>> Start
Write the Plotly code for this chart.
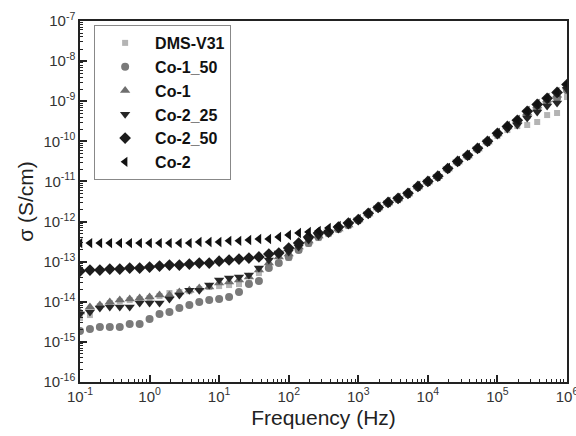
import plotly.graph_objects as go

freq = [0.1, 0.139, 0.193, 0.268, 0.373, 0.518, 0.720, 1.0, 1.39, 1.93,
        2.68, 3.73, 5.18, 7.20, 10.0, 13.9, 19.3, 26.8, 37.3, 51.8,
        72.0, 100.0, 139.0, 193.0, 268.0, 373.0, 518.0, 720.0, 1.0e3, 1.39e3,
        1.93e3, 2.68e3, 3.73e3, 5.18e3, 7.20e3, 1.0e4, 1.39e4, 1.93e4, 2.68e4, 3.73e4,
        5.18e4, 7.20e4, 1.0e5, 1.39e5, 1.93e5, 2.68e5, 3.73e5, 5.18e5, 7.20e5, 1.0e6]

dms_v31 = [3.92e-15, 4.66e-15, 7.81e-15, 9.28e-15, 1.03e-14, 1.10e-14, 1.17e-14, 1.24e-14, 1.39e-14, 1.65e-14,
           1.75e-14, 1.84e-14, 2.07e-14, 2.33e-14, 2.46e-14, 2.61e-14, 2.76e-14, 2.93e-14, 5.19e-14, 7.76e-14,
           9.23e-14, 1.23e-13, 1.94e-13, 2.75e-13, 3.87e-13, 4.87e-13, 6.14e-13, 7.72e-13,
           1.03e-12, 1.46e-12, 2.05e-12, 2.72e-12, 3.43e-12, 4.59e-12, 6.85e-12, 9.12e-12, 1.22e-11, 1.92e-11,
           2.87e-11, 4.06e-11, 6.06e-11, 9.07e-11, 1.36e-10, 1.91e-10, 2.40e-10, 2.55e-10, 3.03e-10, 4.52e-10,
           5.08e-10, 1.27e-9]

co1_50 = [1.86e-15, 2.09e-15, 2.34e-15, 2.34e-15, 2.34e-15, 2.78e-15, 2.78e-15, 3.71e-15, 4.94e-15, 5.54e-15,
          6.96e-15, 8.27e-15, 9.83e-15, 1.10e-14, 1.17e-14, 1.31e-14, 1.75e-14, 2.76e-14, 3.28e-14, 6.92e-14,
          9.23e-14, 1.31e-13, 1.94e-13, 2.91e-13, 4.11e-13, 5.17e-13, 6.50e-13, 8.17e-13,
          1.09e-12, 1.54e-12, 2.17e-12, 2.89e-12, 3.64e-12, 4.86e-12, 7.25e-12, 9.66e-12, 1.30e-11, 2.04e-11,
          3.05e-11, 4.30e-11, 6.42e-11, 9.6e-11, 1.52e-10, 2.27e-10, 2.94e-10, 4.28e-10, 6.37e-10, 9.0e-10,
          1.2e-9, 1.89e-9]

co1 = [5.54e-15, 7.37e-15, 8.27e-15, 9.83e-15, 1.10e-14, 1.17e-14, 1.24e-14, 1.31e-14, 1.47e-14, 1.47e-14,
       1.75e-14, 1.95e-14, 2.20e-14, 2.33e-14, 2.93e-14, 3.10e-14, 3.48e-14, 4.13e-14, 6.18e-14, 9.23e-14,
       1.31e-13, 1.55e-13, 2.31e-13, 3.26e-13, 4.35e-13, 5.48e-13, 6.50e-13, 8.17e-13,
       1.09e-12, 1.54e-12, 2.17e-12, 2.89e-12, 3.64e-12, 4.86e-12, 7.25e-12, 9.66e-12, 1.30e-11, 2.04e-11,
       3.05e-11, 4.30e-11, 6.42e-11, 9.6e-11, 1.52e-10, 2.27e-10, 3.20e-10, 5.08e-10, 7.59e-10, 1.07e-9,
       1.41e-9, 2.25e-9]

co2_25 = [4.94e-15, 5.54e-15, 6.96e-15, 7.37e-15, 7.37e-15, 7.37e-15, 9.28e-15, 9.28e-15, 9.28e-15, 1.17e-14,
          1.47e-14, 1.95e-14, 1.95e-14, 2.61e-14, 3.48e-14, 3.90e-14, 4.13e-14, 4.63e-14, 6.92e-14, 1.10e-13,
          1.64e-13, 1.74e-13, 2.31e-13, 3.46e-13, 4.35e-13, 5.48e-13, 6.50e-13, 8.17e-13,
          1.09e-12, 1.54e-12, 2.17e-12, 2.89e-12, 3.64e-12, 4.86e-12, 7.25e-12, 9.66e-12, 1.30e-11, 2.04e-11,
          3.05e-11, 4.30e-11, 6.42e-11, 9.6e-11, 1.44e-10, 2.03e-10, 2.55e-10, 3.81e-10, 5.38e-10, 7.59e-10,
          9.0e-10, 2.0e-9]

co2_50 = [5.84e-14, 6.18e-14, 6.18e-14, 6.54e-14, 6.54e-14, 6.92e-14, 6.92e-14, 7.33e-14, 7.76e-14, 8.22e-14,
          8.22e-14, 8.71e-14, 9.23e-14, 9.23e-14, 1.03e-13, 1.10e-13, 1.16e-13, 1.23e-13, 1.31e-13, 1.55e-13,
          1.64e-13, 2.18e-13, 2.91e-13, 4.11e-13, 5.17e-13, 5.48e-13, 7.29e-13, 9.17e-13,
          1.12e-12, 1.60e-12, 2.25e-12, 3.0e-12, 3.8e-12, 5.05e-12, 7.5e-12, 1.0e-11, 1.35e-11, 2.1e-11,
          3.15e-11, 4.5e-11, 6.7e-11, 1.0e-10, 1.58e-10, 2.35e-10, 3.35e-10, 5.6e-10, 8.3e-10, 1.18e-9,
          1.66e-9, 2.6e-9]

co2 = [2.9e-13, 2.9e-13, 2.9e-13, 2.9e-13, 2.9e-13, 2.9e-13, 2.9e-13, 2.9e-13, 2.9e-13, 2.9e-13,
       2.9e-13, 2.9e-13, 3.1e-13, 3.1e-13, 3.1e-13, 3.3e-13, 3.3e-13, 3.46e-13, 3.67e-13, 3.67e-13,
       4.11e-13, 4.61e-13, 5.17e-13, 5.48e-13, 5.8e-13, 6.89e-13, 7.72e-13, 9.17e-13,
       1.15e-12, 1.63e-12, 2.30e-12, 3.06e-12, 3.85e-12, 5.14e-12, 7.68e-12, 1.02e-11, 1.37e-11, 2.16e-11,
       3.22e-11, 4.56e-11, 6.81e-11, 1.01e-10, 1.61e-10, 2.40e-10, 3.40e-10, 5.70e-10, 8.5e-10, 1.2e-9,
       1.69e-9, 2.68e-9]

series = [
    ("DMS-V31", dms_v31, "square", "#b4b4b4", 6),
    ("Co-1_50", co1_50, "circle", "#7a7a7a", 8),
    ("Co-1", co1, "triangle-up", "#6e6e6e", 9),
    ("Co-2_25", co2_25, "triangle-down", "#262626", 9),
    ("Co-2_50", co2_50, "diamond", "#1c1c1c", 9),
    ("Co-2", co2, "triangle-left", "#111111", 9),
]

x_tickvals = [1e-1, 1e0, 1e1, 1e2, 1e3, 1e4, 1e5, 1e6]
x_ticktext = ["10<sup>-1</sup>", "10<sup>0</sup>", "10<sup>1</sup>", "10<sup>2</sup>",
              "10<sup>3</sup>", "10<sup>4</sup>", "10<sup>5</sup>", "10<sup>6</sup>"]
y_tickvals = [1e-16, 1e-15, 1e-14, 1e-13, 1e-12, 1e-11, 1e-10, 1e-9, 1e-8, 1e-7]
y_ticktext = ["10<sup>-16</sup>", "10<sup>-15</sup>", "10<sup>-14</sup>", "10<sup>-13</sup>",
              "10<sup>-12</sup>", "10<sup>-11</sup>", "10<sup>-10</sup>", "10<sup>-9</sup>",
              "10<sup>-8</sup>", "10<sup>-7</sup>"]

fig = go.Figure()
for i, (name, vals, sym, col, sz) in enumerate(series):
    fig.add_trace(go.Scatter(
        x=freq, y=vals, mode="markers", name=name, legendgroup=f"g{i}",
        marker=dict(symbol=sym, color=col, size=sz, line=dict(width=0)),
    ))

axis_common = dict(
    type="log", showgrid=False, zeroline=False,
    showline=True, linecolor="#222", linewidth=1.5, mirror=True,
    ticks="inside", ticklen=7, tickwidth=1.5, tickcolor="#222",
    minor=dict(ticks="inside", ticklen=3.5, tickwidth=1, tickcolor="#222", dtick="D1", showgrid=False),
    tickfont=dict(family="Liberation Sans, Arial", size=15, color="#333"),
    automargin=False, ticklabeloverflow="allow",
)

fig.update_xaxes(**axis_common, range=[-1, 6], tickvals=x_tickvals, ticktext=x_ticktext,
                 title=dict(text="Frequency (Hz)", font=dict(family="Liberation Sans, Arial", size=21, color="#222"),
                            standoff=7))
fig.update_yaxes(**axis_common, range=[-16, -7], tickvals=y_tickvals, ticktext=y_ticktext,
                 title=dict(text="σ (S/cm)", font=dict(family="Liberation Sans, Arial", size=21, color="#222"),
                            standoff=4))

fig.update_layout(
    width=576, height=436,
    margin=dict(l=80, r=9, t=21, b=54),
    paper_bgcolor="white", plot_bgcolor="white",
    showlegend=True,
    legend=dict(x=0.029, y=0.989, xanchor="left", yanchor="top",
                bgcolor="white", bordercolor="#888", borderwidth=1,
                font=dict(family="Liberation Sans, Arial", size=16, color="#111", weight="bold"),
                tracegroupgap=0, itemwidth=50),
)

fig.write_html("out.html", config={"displayModeBar": False},
               post_script="document.body.style.margin='0';document.body.style.overflow='hidden';")
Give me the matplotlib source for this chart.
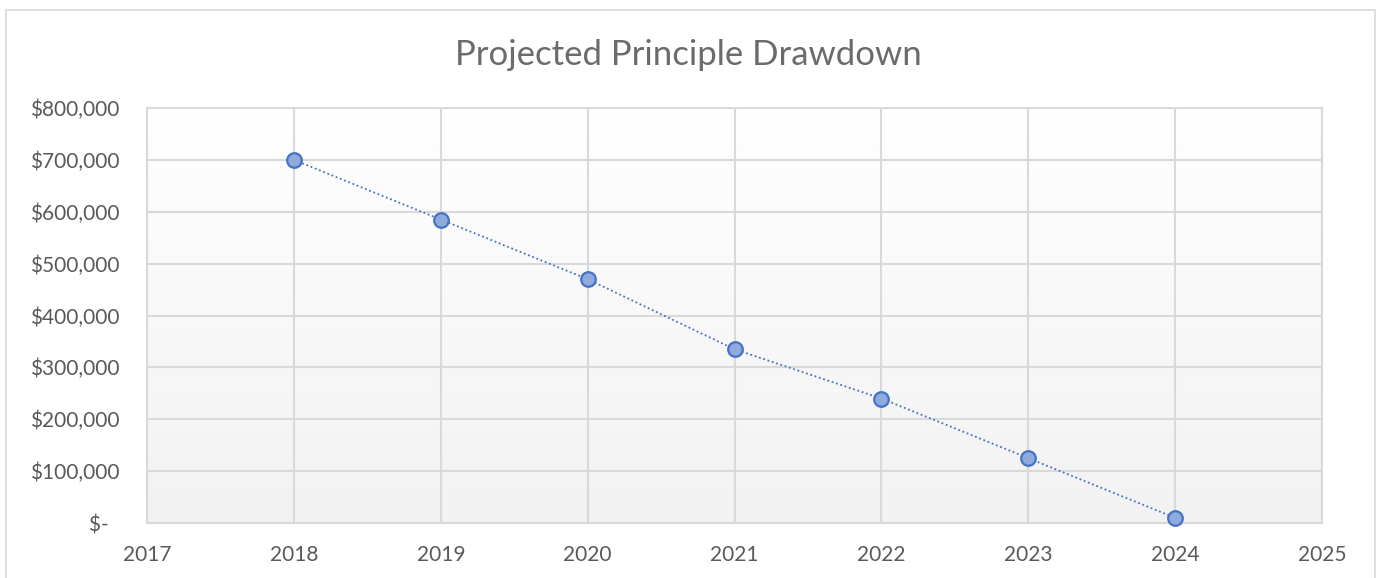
>> End
- **WORK TO DO**
Omitting all pictures, restate exactly the lines of the material from its start through the line that contains "5.08e-10, 1.27e-9]".

- **EXPECTED ANSWER**
Write the Plotly code for this chart.
import plotly.graph_objects as go

freq = [0.1, 0.139, 0.193, 0.268, 0.373, 0.518, 0.720, 1.0, 1.39, 1.93,
        2.68, 3.73, 5.18, 7.20, 10.0, 13.9, 19.3, 26.8, 37.3, 51.8,
        72.0, 100.0, 139.0, 193.0, 268.0, 373.0, 518.0, 720.0, 1.0e3, 1.39e3,
        1.93e3, 2.68e3, 3.73e3, 5.18e3, 7.20e3, 1.0e4, 1.39e4, 1.93e4, 2.68e4, 3.73e4,
        5.18e4, 7.20e4, 1.0e5, 1.39e5, 1.93e5, 2.68e5, 3.73e5, 5.18e5, 7.20e5, 1.0e6]

dms_v31 = [3.92e-15, 4.66e-15, 7.81e-15, 9.28e-15, 1.03e-14, 1.10e-14, 1.17e-14, 1.24e-14, 1.39e-14, 1.65e-14,
           1.75e-14, 1.84e-14, 2.07e-14, 2.33e-14, 2.46e-14, 2.61e-14, 2.76e-14, 2.93e-14, 5.19e-14, 7.76e-14,
           9.23e-14, 1.23e-13, 1.94e-13, 2.75e-13, 3.87e-13, 4.87e-13, 6.14e-13, 7.72e-13,
           1.03e-12, 1.46e-12, 2.05e-12, 2.72e-12, 3.43e-12, 4.59e-12, 6.85e-12, 9.12e-12, 1.22e-11, 1.92e-11,
           2.87e-11, 4.06e-11, 6.06e-11, 9.07e-11, 1.36e-10, 1.91e-10, 2.40e-10, 2.55e-10, 3.03e-10, 4.52e-10,
           5.08e-10, 1.27e-9]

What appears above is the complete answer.